Seminars and Colloquia Schedule

Monday, January 7, 2019 - 13:55 , Location: Skiles 154 , Dr. Michael Northington , GT Math , Organizer: Sung Ha Kang

Gabor systems, or collections of translations and modulations of a window function, are often used for time-frequency analysis of signals. The Balian-Low Theorem and its generalizations say that if a Gabor system obeys certain spanning and independence properties in L^2(R), then the window function of such a system cannot be well localized in both time and frequency. Recently, Shahaf Nitzan and Jan—Fredrik Olsen show that similar behavior extends to Gabor systems of finite length signals in l^2(Z_d). In this talk, I will discuss these finite dimensional results as well as recent extensions proven in collaboration with Josiah Park.

Tuesday, January 8, 2019 - 15:05 , Location: Skiles 006 , Pragya Sur , Statistics Department, Stanford University , Organizer: Christian Houdre

Logistic regression is arguably the most widely used and studied non-linear model in statistics. Classical maximum-likelihood theory based statistical inference is ubiquitous in this context. This theory hinges on well-known fundamental results—(1) the maximum-likelihood-estimate (MLE) is asymptotically unbiased and normally distributed, (2) its variability can be quantified via the inverse Fisher information, and (3) the likelihood-ratio-test (LRT) is asymptotically a Chi-Squared. In this talk, I will show that in the common modern setting where the number of features and the sample size are both large and comparable, classical results are far from accurate. In fact, (1) the MLE is biased, (2) its variability is far greater than classical results, and (3) the LRT is not distributed as a Chi-Square. Consequently, p-values obtained based on classical theory are completely invalid in high dimensions. In turn, I will propose a new theory that characterizes the asymptotic behavior of both the MLE and the LRT under some assumptions on the covariate distribution, in a high-dimensional setting. Empirical evidence demonstrates that this asymptotic theory provides accurate inference in finite samples. Practical implementation of these results necessitates the estimation of a single scalar, the overall signal strength, and I will propose a procedure for estimating this parameter precisely. This is based on joint work with Emmanuel Candes and Yuxin Chen.

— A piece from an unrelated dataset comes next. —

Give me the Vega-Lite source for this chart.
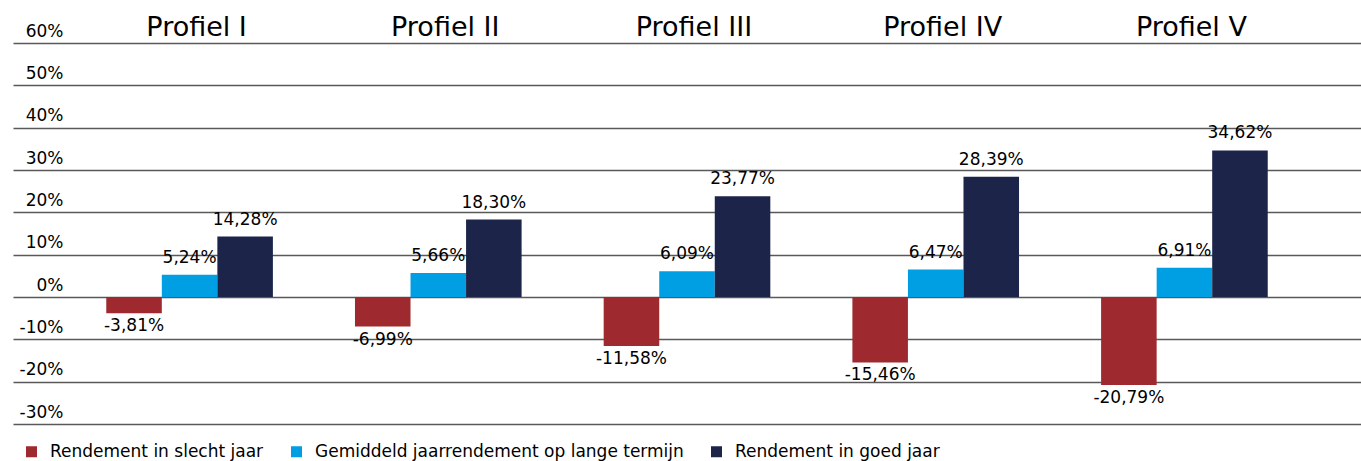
{
  "$schema": "https://vega.github.io/schema/vega-lite/v6.json",
  "width": 1348,
  "height": 381,
  "autosize": {"type": "none"},
  "padding": {"left": 13, "top": 43, "right": 0, "bottom": 37},
  "background": "white",
  "config": {
    "locale": {"number": {"decimal": ",", "thousands": ".", "grouping": [3], "currency": ["€", ""], "minus": "-"}},
    "font": "DejaVu Sans",
    "view": {"stroke": null}
  },
  "data": {
    "values": [
      {"profiel": "Profiel I", "reeks": "Rendement in slecht jaar", "waarde": -0.0381},
      {"profiel": "Profiel I", "reeks": "Gemiddeld jaarrendement op lange termijn", "waarde": 0.0524},
      {"profiel": "Profiel I", "reeks": "Rendement in goed jaar", "waarde": 0.1428},
      {"profiel": "Profiel II", "reeks": "Rendement in slecht jaar", "waarde": -0.0699},
      {"profiel": "Profiel II", "reeks": "Gemiddeld jaarrendement op lange termijn", "waarde": 0.0566},
      {"profiel": "Profiel II", "reeks": "Rendement in goed jaar", "waarde": 0.1830},
      {"profiel": "Profiel III", "reeks": "Rendement in slecht jaar", "waarde": -0.1158},
      {"profiel": "Profiel III", "reeks": "Gemiddeld jaarrendement op lange termijn", "waarde": 0.0609},
      {"profiel": "Profiel III", "reeks": "Rendement in goed jaar", "waarde": 0.2377},
      {"profiel": "Profiel IV", "reeks": "Rendement in slecht jaar", "waarde": -0.1546},
      {"profiel": "Profiel IV", "reeks": "Gemiddeld jaarrendement op lange termijn", "waarde": 0.0647},
      {"profiel": "Profiel IV", "reeks": "Rendement in goed jaar", "waarde": 0.2839},
      {"profiel": "Profiel V", "reeks": "Rendement in slecht jaar", "waarde": -0.2079},
      {"profiel": "Profiel V", "reeks": "Gemiddeld jaarrendement op lange termijn", "waarde": 0.0691},
      {"profiel": "Profiel V", "reeks": "Rendement in goed jaar", "waarde": 0.3462}
    ]
  },
  "encoding": {
    "x": {
      "field": "profiel", "type": "nominal",
      "sort": ["Profiel I", "Profiel II", "Profiel III", "Profiel IV", "Profiel V"],
      "scale": {"paddingInner": 0.33, "paddingOuter": 0.375},
      "axis": {"orient": "top", "title": null, "domain": false, "ticks": false, "tickSize": 0, "grid": false,
               "labelAngle": 0, "labelFontSize": 27, "labelColor": "#000000", "labelBaseline": "alphabetic",
               "labelPadding": 8, "labelOffset": 7, "labelFont": "DejaVu Sans"}
    },
    "xOffset": {
      "field": "reeks", "type": "nominal",
      "sort": ["Rendement in slecht jaar", "Gemiddeld jaarrendement op lange termijn", "Rendement in goed jaar"],
      "scale": {"paddingInner": 0, "paddingOuter": 0}
    },
    "y": {
      "field": "waarde", "type": "quantitative",
      "scale": {"domain": [-0.3, 0.6], "nice": false, "zero": false},
      "axis": {"title": null, "format": ".0%", "values": [-0.3, -0.2, -0.1, 0, 0.1, 0.2, 0.3, 0.4, 0.5, 0.6],
               "domain": false, "ticks": false, "tickSize": 0, "grid": true, "gridColor": "#595959", "gridWidth": 1.3,
               "labelAlign": "right", "labelPadding": -50, "labelBaseline": "alphabetic", "labelOffset": -7,
               "labelFontSize": 17, "labelColor": "#000000", "labelFont": "DejaVu Sans"}
    }
  },
  "layer": [
    {
      "mark": {"type": "bar", "width": {"band": 1}},
      "encoding": {
        "color": {
          "field": "reeks", "type": "nominal",
          "scale": {"domain": ["Rendement in slecht jaar", "Gemiddeld jaarrendement op lange termijn", "Rendement in goed jaar"],
                    "range": ["#9e2a2f", "#009fe3", "#1c2549"]},
          "legend": {"orient": "none", "legendX": 10, "legendY": 400, "direction": "horizontal", "title": null,
                     "symbolType": "square", "symbolSize": 121, "symbolStrokeWidth": 0, "symbolOpacity": 1,
                     "labelFontSize": 17, "labelColor": "#000000", "labelFont": "DejaVu Sans", "labelOffset": 10,
                     "columnPadding": 24, "labelLimit": 500}
        }
      }
    },
    {
      "transform": [{"filter": "datum.waarde < 0"}],
      "mark": {"type": "text", "baseline": "middle", "dy": 13, "fontSize": 17, "color": "#000000", "font": "DejaVu Sans"},
      "encoding": {"text": {"field": "waarde", "type": "quantitative", "format": ".2%"}}
    },
    {
      "transform": [{"filter": "datum.waarde >= 0"}],
      "mark": {"type": "text", "baseline": "middle", "dy": -17, "fontSize": 17, "color": "#000000", "font": "DejaVu Sans"},
      "encoding": {"text": {"field": "waarde", "type": "quantitative", "format": ".2%"}}
    }
  ]
}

Thursday, January 10, 2019 - 11:00 , Location: Skiles 006 , Subhabrata Sen , MIT , , Organizer: Michael Damron

Network data arises frequently in modern scientific applications. These networks often have specific characteristics such as edge sparsity, heavy-tailed degree distribution etc. Some broad challenges arising in the analysis of such datasets include (i) developing flexible, interpretable models for network datasets, (ii) testing for goodness of fit, (iii) provably recovering latent structure from such data.In this talk, we will discuss recent progress in addressing very specific instantiations of these challenges. In particular, we will1. Interpret the Caron-Fox model using notions of graph sub-sampling, 2. Study model misspecification due to rare, highly “influential” nodes, 3. Discuss recovery of community structure, given additional covariates.

Friday, January 11, 2019 - 13:05 , Location: Skiles 005 , Richard Peng , CS, Georgia Tech , , Organizer: He Guo

In current convex optimization literature, there are significant gaps between algorithms that produce high accuracy (1+1/poly(n))-approximate solutions vs. algorithms that produce O(1)-approximate solutions for symmetrized special cases. This gap is reflected in the differences between interior point methods vs. (accelerated) gradient descent for regression problems, and between exact vs. approximate undirected max-flow. In this talk, I will discuss generalizations of a fundamental building block in numerical analysis, preconditioned iterative methods, to convex functions that include p-norms. This leads to algorithms that converge to high accuracy solutions by crudely solving a sequence of symmetric residual problems. I will then briefly describe several recent and ongoing projects, including p-norm regression using m^{1/3} linear system solves, p-norm flow in undirected unweighted graphs in almost-linear time, and further improvements to the dependence on p in the runtime.

Friday, January 11, 2019 - 15:00 , Location: Skiles 246 , Qinbo Chen , AMSS & GT Math

In this talk, I will discuss the vanishing contact structure problem, which focuses on the asymptotic behavior of the viscosity solutions uε of Hamilton-Jacobi equation H (x, Du(x), ε u(x)) =c, as the factor ε tends to zero. This is a natural generalization of the vanishing discount problem. I will explain how to characterize the limit solution in terms of Peierls barrier functions and Mather measures from a dynamical viewpoint. This is a joint work with Hitoshi Ishii, Wei Cheng, and Kai Zhao.